** start of RECORDS PROVIDED **

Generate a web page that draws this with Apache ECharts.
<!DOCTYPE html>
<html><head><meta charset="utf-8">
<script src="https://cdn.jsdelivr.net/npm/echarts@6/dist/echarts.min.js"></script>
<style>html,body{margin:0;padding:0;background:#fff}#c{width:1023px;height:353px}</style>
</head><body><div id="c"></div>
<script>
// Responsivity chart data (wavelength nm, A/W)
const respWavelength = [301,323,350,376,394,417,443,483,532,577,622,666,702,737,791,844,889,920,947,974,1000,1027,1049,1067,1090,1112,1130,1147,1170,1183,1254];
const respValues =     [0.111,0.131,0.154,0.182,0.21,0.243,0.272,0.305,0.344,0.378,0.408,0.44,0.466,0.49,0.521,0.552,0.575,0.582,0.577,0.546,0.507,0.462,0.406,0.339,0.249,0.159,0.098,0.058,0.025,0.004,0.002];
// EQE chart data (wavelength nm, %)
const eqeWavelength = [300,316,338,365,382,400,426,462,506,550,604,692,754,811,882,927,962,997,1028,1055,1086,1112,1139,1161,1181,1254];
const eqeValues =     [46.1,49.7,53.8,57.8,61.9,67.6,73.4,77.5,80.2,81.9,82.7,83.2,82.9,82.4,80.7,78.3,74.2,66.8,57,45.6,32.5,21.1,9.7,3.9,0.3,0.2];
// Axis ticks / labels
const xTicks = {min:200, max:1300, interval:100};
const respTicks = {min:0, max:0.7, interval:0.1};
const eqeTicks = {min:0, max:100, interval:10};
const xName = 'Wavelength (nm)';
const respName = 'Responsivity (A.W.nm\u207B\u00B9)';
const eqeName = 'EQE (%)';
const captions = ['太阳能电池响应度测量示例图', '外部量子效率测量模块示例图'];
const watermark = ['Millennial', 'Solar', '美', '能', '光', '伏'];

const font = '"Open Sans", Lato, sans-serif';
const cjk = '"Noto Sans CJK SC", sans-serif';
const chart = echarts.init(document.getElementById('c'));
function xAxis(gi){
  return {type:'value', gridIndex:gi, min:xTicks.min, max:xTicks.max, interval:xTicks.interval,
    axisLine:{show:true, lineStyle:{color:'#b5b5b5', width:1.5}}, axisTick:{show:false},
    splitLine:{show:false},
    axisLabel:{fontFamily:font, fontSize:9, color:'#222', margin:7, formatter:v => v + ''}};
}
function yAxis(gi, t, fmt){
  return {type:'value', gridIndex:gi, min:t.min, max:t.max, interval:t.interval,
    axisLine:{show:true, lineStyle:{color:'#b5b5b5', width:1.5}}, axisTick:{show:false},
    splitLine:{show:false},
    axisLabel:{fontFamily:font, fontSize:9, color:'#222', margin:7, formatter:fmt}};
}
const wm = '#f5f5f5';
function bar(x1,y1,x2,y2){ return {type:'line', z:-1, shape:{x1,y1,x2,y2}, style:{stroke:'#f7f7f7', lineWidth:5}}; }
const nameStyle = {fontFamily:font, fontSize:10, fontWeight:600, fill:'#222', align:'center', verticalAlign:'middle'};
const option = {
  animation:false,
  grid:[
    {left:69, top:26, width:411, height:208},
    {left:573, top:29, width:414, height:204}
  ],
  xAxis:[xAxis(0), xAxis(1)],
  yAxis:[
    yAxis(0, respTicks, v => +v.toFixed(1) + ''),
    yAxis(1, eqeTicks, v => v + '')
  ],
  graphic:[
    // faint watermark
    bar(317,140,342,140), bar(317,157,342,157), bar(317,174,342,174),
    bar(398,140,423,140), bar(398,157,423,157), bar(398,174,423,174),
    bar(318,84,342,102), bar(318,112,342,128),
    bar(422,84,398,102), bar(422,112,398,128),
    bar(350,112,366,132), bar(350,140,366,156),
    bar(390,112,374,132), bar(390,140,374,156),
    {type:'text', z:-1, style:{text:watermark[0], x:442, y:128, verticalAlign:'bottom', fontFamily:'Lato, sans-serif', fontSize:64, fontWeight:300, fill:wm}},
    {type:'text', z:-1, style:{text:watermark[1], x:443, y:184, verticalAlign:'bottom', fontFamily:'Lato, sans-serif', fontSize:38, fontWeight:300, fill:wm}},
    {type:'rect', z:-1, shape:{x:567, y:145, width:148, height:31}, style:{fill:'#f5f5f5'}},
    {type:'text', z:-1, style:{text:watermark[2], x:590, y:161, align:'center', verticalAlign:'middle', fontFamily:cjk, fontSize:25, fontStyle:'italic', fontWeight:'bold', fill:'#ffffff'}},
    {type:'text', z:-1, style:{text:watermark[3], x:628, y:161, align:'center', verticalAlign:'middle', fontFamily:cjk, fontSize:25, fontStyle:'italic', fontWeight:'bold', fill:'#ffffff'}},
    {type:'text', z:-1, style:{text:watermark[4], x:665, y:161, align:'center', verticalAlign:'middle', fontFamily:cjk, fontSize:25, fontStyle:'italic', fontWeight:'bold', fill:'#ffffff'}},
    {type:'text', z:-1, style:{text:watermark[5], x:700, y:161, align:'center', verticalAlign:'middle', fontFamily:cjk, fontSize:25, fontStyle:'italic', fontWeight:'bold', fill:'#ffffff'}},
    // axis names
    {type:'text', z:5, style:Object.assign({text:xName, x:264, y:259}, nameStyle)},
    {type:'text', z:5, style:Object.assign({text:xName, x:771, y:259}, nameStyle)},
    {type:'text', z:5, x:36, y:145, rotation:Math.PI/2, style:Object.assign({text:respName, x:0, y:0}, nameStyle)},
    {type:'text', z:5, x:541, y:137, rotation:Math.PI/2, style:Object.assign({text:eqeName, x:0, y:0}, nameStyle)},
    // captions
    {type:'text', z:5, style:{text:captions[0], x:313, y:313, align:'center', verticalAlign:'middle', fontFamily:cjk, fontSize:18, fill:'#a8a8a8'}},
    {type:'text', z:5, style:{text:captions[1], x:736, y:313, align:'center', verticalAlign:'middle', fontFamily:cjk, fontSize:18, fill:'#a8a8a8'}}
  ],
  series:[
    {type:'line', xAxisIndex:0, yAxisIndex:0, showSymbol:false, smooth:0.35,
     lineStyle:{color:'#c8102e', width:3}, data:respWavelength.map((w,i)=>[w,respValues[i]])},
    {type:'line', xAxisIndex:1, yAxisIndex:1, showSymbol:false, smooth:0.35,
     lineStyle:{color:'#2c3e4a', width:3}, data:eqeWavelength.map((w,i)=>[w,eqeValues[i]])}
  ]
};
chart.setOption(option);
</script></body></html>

** end of RECORDS PROVIDED **
** start of RECORDS PROVIDED **

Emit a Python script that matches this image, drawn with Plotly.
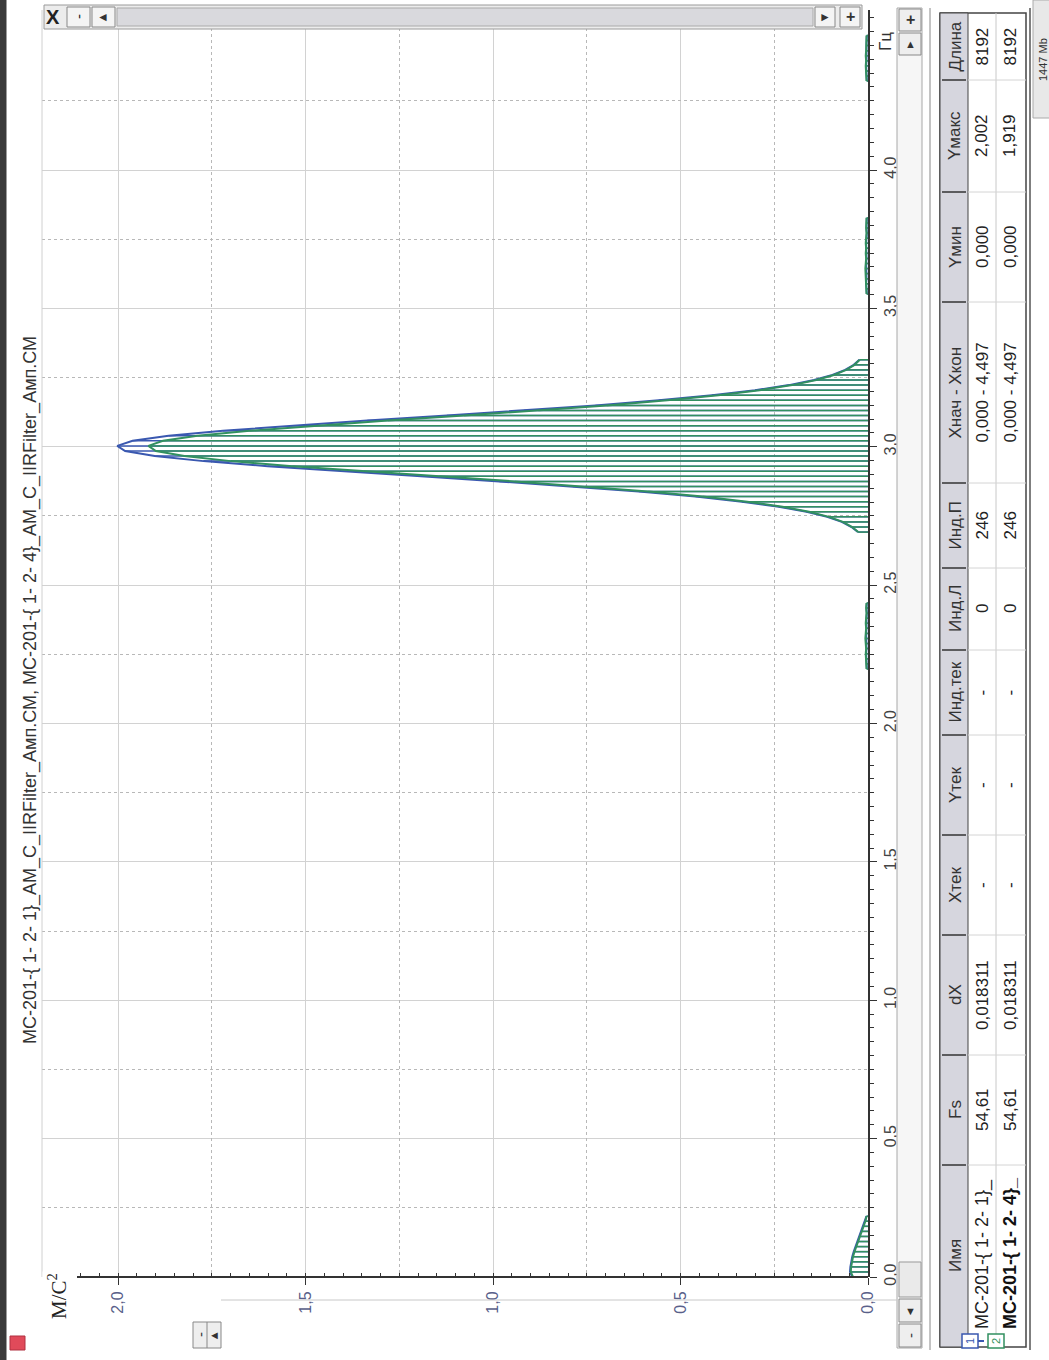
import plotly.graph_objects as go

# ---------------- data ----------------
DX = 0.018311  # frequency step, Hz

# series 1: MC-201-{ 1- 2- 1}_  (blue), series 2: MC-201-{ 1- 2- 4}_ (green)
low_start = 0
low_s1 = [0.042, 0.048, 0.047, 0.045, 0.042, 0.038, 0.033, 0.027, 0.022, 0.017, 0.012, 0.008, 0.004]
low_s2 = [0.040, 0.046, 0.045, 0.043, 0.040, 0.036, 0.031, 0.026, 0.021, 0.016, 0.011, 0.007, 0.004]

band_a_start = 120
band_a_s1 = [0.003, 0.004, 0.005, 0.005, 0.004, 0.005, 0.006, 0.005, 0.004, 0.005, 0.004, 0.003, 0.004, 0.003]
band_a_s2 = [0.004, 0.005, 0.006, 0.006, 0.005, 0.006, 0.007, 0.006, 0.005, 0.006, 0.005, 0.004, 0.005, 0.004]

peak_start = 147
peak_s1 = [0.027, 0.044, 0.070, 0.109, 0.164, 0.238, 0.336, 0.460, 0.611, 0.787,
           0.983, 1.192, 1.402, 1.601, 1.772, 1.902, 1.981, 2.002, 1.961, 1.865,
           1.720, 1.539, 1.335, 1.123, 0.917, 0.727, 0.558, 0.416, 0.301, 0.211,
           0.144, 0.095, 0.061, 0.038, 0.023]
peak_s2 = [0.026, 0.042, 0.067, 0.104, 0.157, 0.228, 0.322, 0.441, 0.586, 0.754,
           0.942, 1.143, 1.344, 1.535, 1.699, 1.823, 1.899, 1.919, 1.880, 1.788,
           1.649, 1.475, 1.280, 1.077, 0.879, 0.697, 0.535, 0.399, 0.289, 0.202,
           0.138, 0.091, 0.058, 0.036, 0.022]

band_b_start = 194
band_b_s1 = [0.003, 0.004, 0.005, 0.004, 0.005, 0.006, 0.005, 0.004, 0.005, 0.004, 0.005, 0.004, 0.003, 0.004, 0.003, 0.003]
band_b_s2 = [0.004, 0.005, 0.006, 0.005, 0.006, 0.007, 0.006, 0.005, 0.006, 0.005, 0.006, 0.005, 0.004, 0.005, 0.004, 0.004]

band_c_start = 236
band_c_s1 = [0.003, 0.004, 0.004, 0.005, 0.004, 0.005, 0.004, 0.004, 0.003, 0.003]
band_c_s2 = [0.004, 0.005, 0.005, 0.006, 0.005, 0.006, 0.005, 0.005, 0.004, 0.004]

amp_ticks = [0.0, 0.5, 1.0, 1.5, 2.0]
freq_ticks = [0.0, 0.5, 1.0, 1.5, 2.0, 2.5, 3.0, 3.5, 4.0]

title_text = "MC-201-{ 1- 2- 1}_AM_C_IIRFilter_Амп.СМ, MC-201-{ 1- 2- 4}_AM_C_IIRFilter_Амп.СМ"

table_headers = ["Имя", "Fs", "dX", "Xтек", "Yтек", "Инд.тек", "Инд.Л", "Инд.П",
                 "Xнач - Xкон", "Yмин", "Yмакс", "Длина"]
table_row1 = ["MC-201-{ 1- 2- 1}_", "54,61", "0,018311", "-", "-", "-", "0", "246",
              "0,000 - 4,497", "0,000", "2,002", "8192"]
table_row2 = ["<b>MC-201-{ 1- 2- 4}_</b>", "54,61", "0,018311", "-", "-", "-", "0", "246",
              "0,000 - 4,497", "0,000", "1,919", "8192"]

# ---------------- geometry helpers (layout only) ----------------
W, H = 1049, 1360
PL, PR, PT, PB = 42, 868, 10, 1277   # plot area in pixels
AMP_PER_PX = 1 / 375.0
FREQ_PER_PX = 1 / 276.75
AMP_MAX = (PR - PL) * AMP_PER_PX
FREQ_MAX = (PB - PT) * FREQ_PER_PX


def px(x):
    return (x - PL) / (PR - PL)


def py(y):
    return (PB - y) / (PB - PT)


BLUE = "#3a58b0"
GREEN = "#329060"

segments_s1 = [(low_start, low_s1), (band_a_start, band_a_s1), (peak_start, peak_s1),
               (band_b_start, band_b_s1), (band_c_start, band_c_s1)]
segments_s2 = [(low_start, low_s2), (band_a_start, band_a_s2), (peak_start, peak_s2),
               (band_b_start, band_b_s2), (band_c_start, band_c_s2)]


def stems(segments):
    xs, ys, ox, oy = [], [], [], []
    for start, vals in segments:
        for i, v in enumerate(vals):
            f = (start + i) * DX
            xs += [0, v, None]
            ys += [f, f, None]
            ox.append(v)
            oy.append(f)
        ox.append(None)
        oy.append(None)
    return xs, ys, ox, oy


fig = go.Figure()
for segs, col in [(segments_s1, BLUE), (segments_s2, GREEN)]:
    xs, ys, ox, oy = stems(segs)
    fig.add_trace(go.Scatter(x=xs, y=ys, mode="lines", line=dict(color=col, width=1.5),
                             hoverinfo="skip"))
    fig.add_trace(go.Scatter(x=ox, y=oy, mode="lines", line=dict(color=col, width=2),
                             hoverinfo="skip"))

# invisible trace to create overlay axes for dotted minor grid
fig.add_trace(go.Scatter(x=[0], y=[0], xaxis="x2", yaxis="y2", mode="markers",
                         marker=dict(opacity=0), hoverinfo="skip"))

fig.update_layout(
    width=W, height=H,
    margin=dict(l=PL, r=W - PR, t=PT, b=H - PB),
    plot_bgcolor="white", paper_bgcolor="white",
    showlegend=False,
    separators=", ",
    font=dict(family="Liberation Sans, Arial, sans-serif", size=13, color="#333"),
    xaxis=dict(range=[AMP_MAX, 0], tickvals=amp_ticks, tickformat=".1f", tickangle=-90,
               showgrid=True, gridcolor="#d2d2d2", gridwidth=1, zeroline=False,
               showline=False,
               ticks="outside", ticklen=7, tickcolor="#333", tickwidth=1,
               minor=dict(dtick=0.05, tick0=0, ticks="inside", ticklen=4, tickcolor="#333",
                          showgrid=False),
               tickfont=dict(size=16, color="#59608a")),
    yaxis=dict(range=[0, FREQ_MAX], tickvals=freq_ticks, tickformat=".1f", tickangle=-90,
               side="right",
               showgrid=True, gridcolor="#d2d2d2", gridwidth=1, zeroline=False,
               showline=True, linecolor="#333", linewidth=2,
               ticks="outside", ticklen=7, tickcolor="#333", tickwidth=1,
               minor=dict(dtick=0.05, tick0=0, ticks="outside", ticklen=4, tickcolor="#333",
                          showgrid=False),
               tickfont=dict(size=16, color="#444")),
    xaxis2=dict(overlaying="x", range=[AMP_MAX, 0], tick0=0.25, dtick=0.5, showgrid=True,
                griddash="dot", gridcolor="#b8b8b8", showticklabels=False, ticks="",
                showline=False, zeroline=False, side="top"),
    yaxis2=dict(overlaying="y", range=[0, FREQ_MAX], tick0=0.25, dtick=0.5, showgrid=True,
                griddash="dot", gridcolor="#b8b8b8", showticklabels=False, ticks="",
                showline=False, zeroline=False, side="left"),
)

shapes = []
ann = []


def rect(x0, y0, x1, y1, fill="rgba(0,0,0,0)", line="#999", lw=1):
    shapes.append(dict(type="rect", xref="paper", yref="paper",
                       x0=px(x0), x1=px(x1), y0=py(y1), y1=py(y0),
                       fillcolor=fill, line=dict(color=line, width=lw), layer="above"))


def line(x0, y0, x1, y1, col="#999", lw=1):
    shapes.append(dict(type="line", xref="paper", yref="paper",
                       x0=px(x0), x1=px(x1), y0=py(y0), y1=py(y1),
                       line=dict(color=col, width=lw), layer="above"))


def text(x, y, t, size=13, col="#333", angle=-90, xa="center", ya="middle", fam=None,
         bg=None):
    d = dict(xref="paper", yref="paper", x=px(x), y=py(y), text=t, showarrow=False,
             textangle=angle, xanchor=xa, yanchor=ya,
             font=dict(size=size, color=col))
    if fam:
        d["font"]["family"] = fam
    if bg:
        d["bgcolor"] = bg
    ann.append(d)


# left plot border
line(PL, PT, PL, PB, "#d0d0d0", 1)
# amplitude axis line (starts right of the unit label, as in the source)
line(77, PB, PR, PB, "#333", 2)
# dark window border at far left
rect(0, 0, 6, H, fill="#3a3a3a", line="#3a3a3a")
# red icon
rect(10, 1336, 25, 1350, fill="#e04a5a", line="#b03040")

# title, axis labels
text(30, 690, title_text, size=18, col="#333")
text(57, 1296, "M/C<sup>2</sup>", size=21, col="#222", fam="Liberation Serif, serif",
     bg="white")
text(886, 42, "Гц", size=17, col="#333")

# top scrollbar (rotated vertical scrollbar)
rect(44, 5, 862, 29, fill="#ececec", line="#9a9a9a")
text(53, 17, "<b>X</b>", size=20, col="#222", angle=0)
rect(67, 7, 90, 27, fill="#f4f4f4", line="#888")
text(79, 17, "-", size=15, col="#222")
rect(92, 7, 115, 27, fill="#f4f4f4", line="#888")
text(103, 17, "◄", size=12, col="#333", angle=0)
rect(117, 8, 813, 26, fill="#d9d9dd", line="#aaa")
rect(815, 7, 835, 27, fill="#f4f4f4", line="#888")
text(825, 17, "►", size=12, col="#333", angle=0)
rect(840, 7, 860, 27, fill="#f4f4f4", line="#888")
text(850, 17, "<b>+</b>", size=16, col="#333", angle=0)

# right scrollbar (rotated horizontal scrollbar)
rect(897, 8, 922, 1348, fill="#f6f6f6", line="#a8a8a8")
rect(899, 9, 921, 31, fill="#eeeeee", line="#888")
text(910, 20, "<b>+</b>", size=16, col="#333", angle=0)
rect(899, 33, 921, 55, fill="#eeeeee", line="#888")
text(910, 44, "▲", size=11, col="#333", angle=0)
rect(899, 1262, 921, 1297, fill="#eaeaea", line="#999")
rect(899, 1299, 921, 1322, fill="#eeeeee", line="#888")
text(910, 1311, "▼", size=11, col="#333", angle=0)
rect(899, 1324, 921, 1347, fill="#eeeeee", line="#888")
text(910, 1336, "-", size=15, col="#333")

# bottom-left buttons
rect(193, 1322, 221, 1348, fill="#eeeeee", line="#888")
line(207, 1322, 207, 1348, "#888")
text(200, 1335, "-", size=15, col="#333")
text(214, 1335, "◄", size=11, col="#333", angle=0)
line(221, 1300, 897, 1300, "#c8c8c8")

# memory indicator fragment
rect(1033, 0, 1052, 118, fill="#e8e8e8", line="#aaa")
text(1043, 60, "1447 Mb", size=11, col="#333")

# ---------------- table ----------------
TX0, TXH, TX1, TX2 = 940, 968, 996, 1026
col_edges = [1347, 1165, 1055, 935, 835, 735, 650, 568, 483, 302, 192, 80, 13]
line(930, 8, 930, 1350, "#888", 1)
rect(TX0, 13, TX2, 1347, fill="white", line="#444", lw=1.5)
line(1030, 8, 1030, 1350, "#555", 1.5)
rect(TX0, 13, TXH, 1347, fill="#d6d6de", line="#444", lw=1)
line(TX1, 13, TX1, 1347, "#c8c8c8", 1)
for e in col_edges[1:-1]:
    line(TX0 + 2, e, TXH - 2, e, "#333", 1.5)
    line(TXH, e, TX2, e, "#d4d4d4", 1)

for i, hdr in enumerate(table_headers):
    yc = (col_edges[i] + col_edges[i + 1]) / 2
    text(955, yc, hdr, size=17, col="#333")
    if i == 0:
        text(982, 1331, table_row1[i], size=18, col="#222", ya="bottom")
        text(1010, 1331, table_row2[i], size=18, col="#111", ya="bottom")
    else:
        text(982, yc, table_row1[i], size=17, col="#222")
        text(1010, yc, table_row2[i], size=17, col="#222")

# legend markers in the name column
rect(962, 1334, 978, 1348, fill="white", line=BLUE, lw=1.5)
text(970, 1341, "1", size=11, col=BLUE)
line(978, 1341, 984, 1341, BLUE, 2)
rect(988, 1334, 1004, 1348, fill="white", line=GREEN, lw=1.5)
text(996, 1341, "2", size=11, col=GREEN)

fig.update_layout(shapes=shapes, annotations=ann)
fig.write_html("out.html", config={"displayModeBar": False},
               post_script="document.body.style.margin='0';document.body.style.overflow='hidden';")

** end of RECORDS PROVIDED **

From the entries above, copy each line holding "this".

Generate a web page that draws this with Apache ECharts.
Emit a Python script that matches this image, drawn with Plotly.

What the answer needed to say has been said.